I went on to have many more losses but these first three pregnancies show clearly what happens in Rh sensitization cases. Each one gets worse, until the baby can not possibly reach a viable stage in the pregnancy.

I walk the road of an infertile, knowing that I don't truly fit into either category "Fertile" or "Infertile". What I know is the intense desire to have children, and not be able to. What I've learned is that when infertiles go month after month experiencing periods hating that their bodies are telling them they can't have the one thing they desire most. A baby.  They mourn not for the lost child as I have with Little Bean, but the hopes and dreams for that little boy or girl that seems so out of reach. She was going to be the first woman president, he was going to be a wonderful business man or the researcher that found the cure to cancer. We all mourn the hopes, and dreams we had for that child or children and that is our common bond. I don't share the struggle to conceive but I do share the struggle to mother and bring life into existence.
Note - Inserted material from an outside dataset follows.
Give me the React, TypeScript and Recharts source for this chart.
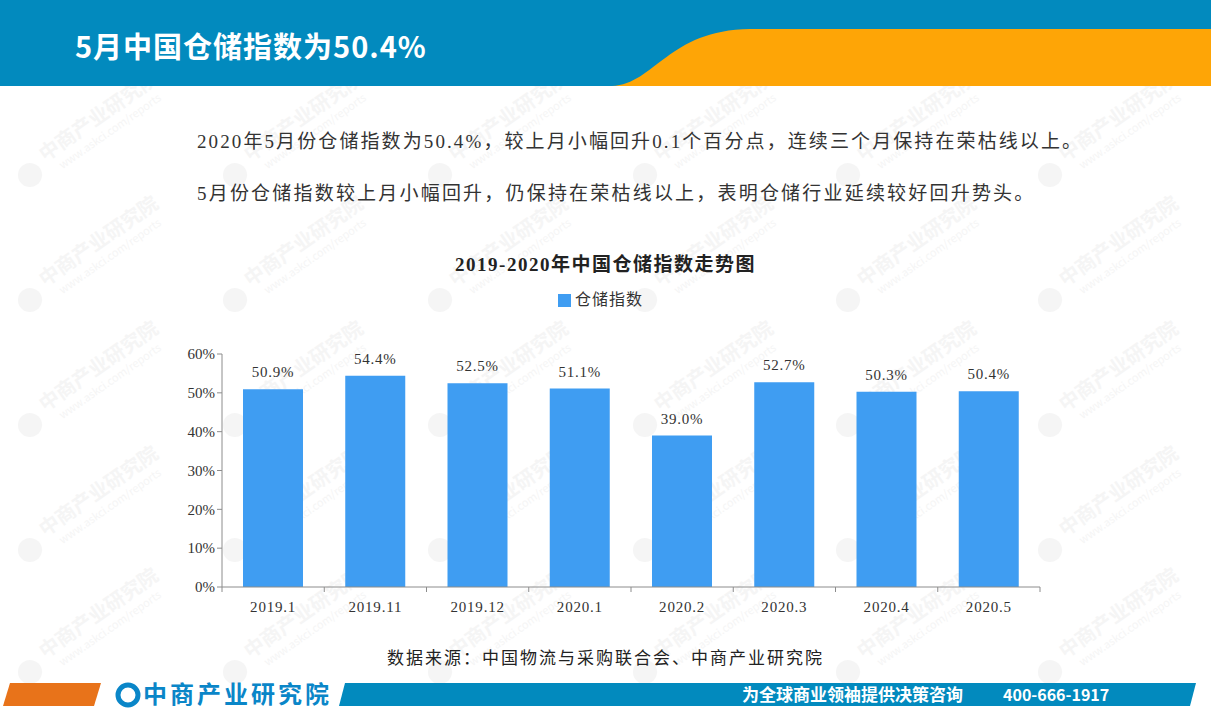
import React from 'react';
import { BarChart, Bar, XAxis, YAxis, Legend, LabelList } from 'recharts';

const categories = ['2019.1', '2019.11', '2019.12', '2020.1', '2020.2', '2020.3', '2020.4', '2020.5'];
const storageIndex = [50.9, 54.4, 52.5, 51.1, 39.0, 52.7, 50.3, 50.4];
const yTicks = [0, 10, 20, 30, 40, 50, 60];

const data = categories.map((c, i) => ({ name: c, value: storageIndex[i] }));

const BAR_COLOR = '#3F9DF2';
const AXIS_COLOR = '#8c8c8c';
const TEXT_COLOR = '#333';
const SERIF = '"Liberation Serif", "DejaVu Serif", "Noto Sans CJK SC", serif';
const SANS = '"Noto Sans CJK SC", "Noto Sans", sans-serif';

const PLOT_LEFT = 222;
const PLOT_RIGHT = 1040;
const BAND = (PLOT_RIGHT - PLOT_LEFT) / categories.length;

const XTick = (props: any) => {
  const { x, y, payload, index } = props;
  const axisY = y - 13;
  return (
    <g>
      <line x1={x - BAND / 2} x2={x - BAND / 2} y1={axisY} y2={axisY + 5} stroke={AXIS_COLOR} />
      {index === categories.length - 1 && (
        <line x1={x + BAND / 2} x2={x + BAND / 2} y1={axisY} y2={axisY + 5} stroke={AXIS_COLOR} />
      )}
      <text x={x} y={y} dy={12} textAnchor="middle" fill={TEXT_COLOR} fontSize={15} letterSpacing={0.8} fontFamily={SERIF}>
        {payload.value}
      </text>
    </g>
  );
};

const watermarkXs = [30, 235, 440, 645, 848, 1050];
const watermarkYs = [175, 300, 425, 550, 672];

const Watermarks = () => (
  <svg width={1211} height={712} style={{ position: 'absolute', left: 0, top: 0 }}>
    {watermarkYs.map((wy) =>
      watermarkXs.map((wx) => (
        <g key={`${wx}-${wy}`} transform={`translate(${wx},${wy}) rotate(-35)`} opacity={0.3}>
          <circle cx={0} cy={0} r={12} fill="#e0e0e0" />
          <text x={20} y={-2} fontSize={20} fontWeight="bold" fill="#e0e0e0" fontFamily={SANS}>中商产业研究院</text>
          <text x={30} y={14} fontSize={11} fill="#e0e0e0" fontFamily={SANS}>www.askci.com/reports</text>
        </g>
      ))
    )}
  </svg>
);

const App: React.FC = () => {
  return (
    <div style={{ position: 'absolute', left: 0, top: 0, width: 1211, height: 712, background: '#fff', overflow: 'hidden' }}>
      <Watermarks />

      {/* header */}
      <svg width={1211} height={88} style={{ position: 'absolute', left: 0, top: 0 }}>
        <rect x={0} y={0} width={1211} height={86} fill="#028ABE" />
        <path d="M 612 86 C 655 84, 668 30, 750 29 L 1211 29 L 1211 86 Z" fill="#FEA506" />
        <text x={75} y={58} fill="#fff" fontSize={29} fontWeight="bold" letterSpacing={1} fontFamily={SANS}>5月中国仓储指数为50.4%</text>
      </svg>

      <div style={{ position: 'absolute', left: 197, top: 126, fontSize: 19, letterSpacing: 2.1, color: TEXT_COLOR, fontFamily: SERIF, whiteSpace: 'nowrap' }}>
        2020年5月份仓储指数为50.4%，较上月小幅回升0.1个百分点，连续三个月保持在荣枯线以上。
      </div>
      <div style={{ position: 'absolute', left: 197, top: 178, fontSize: 19, letterSpacing: 2.2, color: TEXT_COLOR, fontFamily: SERIF, whiteSpace: 'nowrap' }}>
        5月份仓储指数较上月小幅回升，仍保持在荣枯线以上，表明仓储行业延续较好回升势头。
      </div>

      <div style={{ position: 'absolute', left: 0, width: 1211, top: 249, textAlign: 'center', fontSize: 19, letterSpacing: 1.5, fontWeight: 'bold', color: '#222', fontFamily: SERIF }}>
        2019-2020年中国仓储指数走势图
      </div>

      <div style={{ position: 'absolute', left: 0, top: 0 }}>
        <BarChart width={1211} height={712} data={data} margin={{ top: 330, right: 1211 - PLOT_RIGHT, bottom: 95, left: PLOT_LEFT - 60 }}>
          <Legend
            verticalAlign="top"
            align="center"
            iconType="square"
            iconSize={13}
            wrapperStyle={{ top: 286, left: 0, width: 1211, fontFamily: SANS, fontSize: 16 }}
            formatter={(v: string) => <span style={{ color: TEXT_COLOR, letterSpacing: 1 }}>{v}</span>}
          />
          <XAxis
            dataKey="name"
            stroke={AXIS_COLOR}
            tickLine={false}
            tickSize={5}
            tickMargin={8}
            height={30}
            tick={<XTick />}
            interval={0}
          />
          <YAxis
            width={60}
            domain={[0, 60]}
            ticks={yTicks}
            stroke={AXIS_COLOR}
            tickSize={5}
            tick={{ fill: TEXT_COLOR, fontSize: 15, fontFamily: SERIF }}
            tickFormatter={(v: number) => `${v}%`}
          />
          <Bar dataKey="value" name="仓储指数" fill={BAR_COLOR} barSize={60} isAnimationActive={false}>
            <LabelList
              dataKey="value"
              position="top"
              offset={12}
              formatter={(v: any) => `${Number(v).toFixed(1)}%`}
              style={{ fill: TEXT_COLOR, fontSize: 15, letterSpacing: 0.8, fontFamily: SERIF }}
            />
          </Bar>
        </BarChart>
      </div>

      <div style={{ position: 'absolute', left: 0, width: 1211, top: 644, textAlign: 'center', fontSize: 17, letterSpacing: 2, color: '#222', fontFamily: SERIF }}>
        数据来源：中国物流与采购联合会、中商产业研究院
      </div>

      {/* footer */}
      <svg width={1211} height={42} style={{ position: 'absolute', left: 0, top: 670 }}>
        <polygon points="10,13 101,13 94,36 3,36" fill="#E8731A" />
        <circle cx={128} cy={25} r={10} fill="none" stroke="#0A86C8" strokeWidth={5} />
        <text x={143} y={33} fill="#0A86C8" fontSize={24} fontWeight="bold" letterSpacing={3} fontFamily={SANS}>中商产业研究院</text>
        <polygon points="345,13 1196,13 1190,36 339,36" fill="#028ABE" />
        <text x={742} y={31} fill="#fff" fontSize={17} fontWeight="bold" fontFamily={SANS}>为全球商业领袖提供决策咨询</text>
        <text x={1003} y={31} fill="#fff" fontSize={16} fontWeight="bold" fontFamily={SANS}>400-666-1917</text>
      </svg>
    </div>
  );
};

export default App;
When my son Little Bean died, I became angry at God. I felt cold and dead inside. I remember driving to the cemetery and weeping as I lay across his grave. I thought my arms would forever feel empty.Years later I started going back to church, and reclaimed my relationship with Heavenly Father. Now I am remarried, to a wonderful man. He is here everyday, telling, showing and guiding me toward fulfilling our dream of a family together. Hand in hand, with our eyes fixed on Him we walk in faith. Do I feel sad still about past choices, and mistakes? Yes. Do I beat myself up about them? Not anymore. I know that I could have made different choices, better ones perhaps, but maybe making those choices, going through that growth has made me who I am today. I love the me I am today, and I can not wait to tell my little one the story of how we brought them to be, against the odds with faith in Heavenly Father's greater plan.

2 sweet comments:

Unknown said...

So the inquisitive person that I am has a question, if they had given you the RhoGAM on time with Froggy, would any of this still be happening? Would you still not be able to carry a 3rd child to term?

Birdie said...

Good question! Since we aren't sure how or when I was sensitized and began to build antibodies it really is a guessing game. Its also important to remember I just can't carry a positive blood typed baby. It is also very rare now that women end up having the severity of this issue that I have. For instance. At Loyola in Chicago where I had Bug and Little Bean they saw about 9 cases a year and only 3 were new cases of those 9.